Bowens brings organized confusion to the stage and into the galleries with a classic, natural rhythm which he has adapted into.  His art has deeper meanings and he uses pieces of America to build it.

Bowens says his position is to “give a positive message back to the community.”

“The art is education not decoration.” Says Bowens.

Bowens is a part of what artists and galleries call, ‘Art-In-Residency’ by creating multiple pieces at one time (maximizing utilities and supplies.) Bowens attaches special papers to multiple wood boards to start along with a buildup of textures and different types of paper surfaces.  He uses extremely wet applications and will attach multiple boards with helps with stopping wood buckling and waiving so that the art represents itself correctly.

bowens_we_the_people_large miltonbowen Tom Sawyer

When asked how Bowens creates “ghost images” he responds with, “Ancient black man secret.”  He explains that he came across the technique by accident and had to learn how to replicate his “mistake.”

Bowens uses other mediums such as doilies which were passed down from his grandmother who is also his first art collector.  “I am from Oakland, the inner city; my family never told me I couldn’t do [art].”

Bowen’s grandmother used to press doilies to bring elegance to her home.

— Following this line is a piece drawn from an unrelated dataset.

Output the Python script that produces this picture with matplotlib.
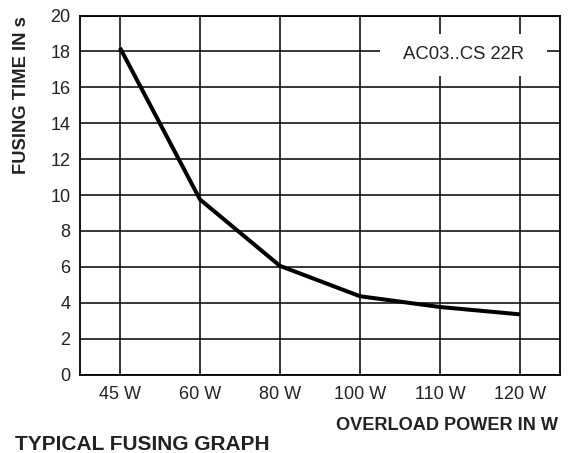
import matplotlib
matplotlib.use("Agg")
import matplotlib.pyplot as plt
from matplotlib.patches import Rectangle

categories = ["45 W", "60 W", "80 W", "100 W", "110 W", "120 W"]
fusing_time = [18.2, 9.75, 6.05, 4.36, 3.76, 3.35]
y_ticks = [0, 2, 4, 6, 8, 10, 12, 14, 16, 18, 20]

plt.rcParams['font.family'] = ['Liberation Sans', 'DejaVu Sans']

fig = plt.figure(figsize=(5.69, 4.53), dpi=100)
W, H = 569, 453
ax = fig.add_axes([80 / W, 1 - 374.5 / H, 480 / W, 359 / H])

x = list(range(len(categories)))
ax.plot(x, fusing_time, color="black", lw=2.9, solid_joinstyle="round",
        solid_capstyle="butt", zorder=3)

ax.set_xlim(-0.5, len(categories) - 0.5)
ax.set_ylim(0, 20)
ax.set_xticks(x)
ax.set_xticklabels(categories)
ax.set_yticks(y_ticks)
ax.tick_params(length=0, labelsize=13, colors="#222222", pad=7)
ax.tick_params(axis="x", pad=8)
ax.grid(True, color="black", lw=1.1)
for s in ax.spines.values():
    s.set_linewidth(1.3)
    s.set_color("black")

ax.add_patch(Rectangle((3.25, 16.64), 2.09, 2.33, facecolor="white", edgecolor="none", zorder=2.5))
ax.text(4.29, 17.8, "AC03..CS 22R", ha="center", va="center", fontsize=13.3, color="#222222", zorder=4)

fig.text(22 / W, 1 - 95 / H, "FUSING TIME IN s", rotation=90, ha="center", va="center",
         fontsize=13.2, fontweight="bold", color="#222222")
fig.text(558 / W, 1 - 425 / H, "OVERLOAD POWER IN W", ha="right", va="center",
         fontsize=13.1, fontweight="bold", color="#222222")
fig.text(15 / W, 1 - 445 / H, "TYPICAL FUSING GRAPH", ha="left", va="center",
         fontsize=15, fontweight="bold", color="#222222")

fig.savefig("out.png", dpi=100)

Her whole home was decorated in doilies.  Bowens also adds brown paper bags and “510;” his signature, to his pieces.  Milton510 is a copyright and trademark.

“[This] poses a rhetorical question that people overlook. Questioning ownership and satirical looking at its value or place in history,” Says Bowens.

Bowens has recently completed an art series and show at Contemporary Art Gallery in Del Paso Heights which is right next door to Mama Kim’s, a Californian concept based on Southern cuisine.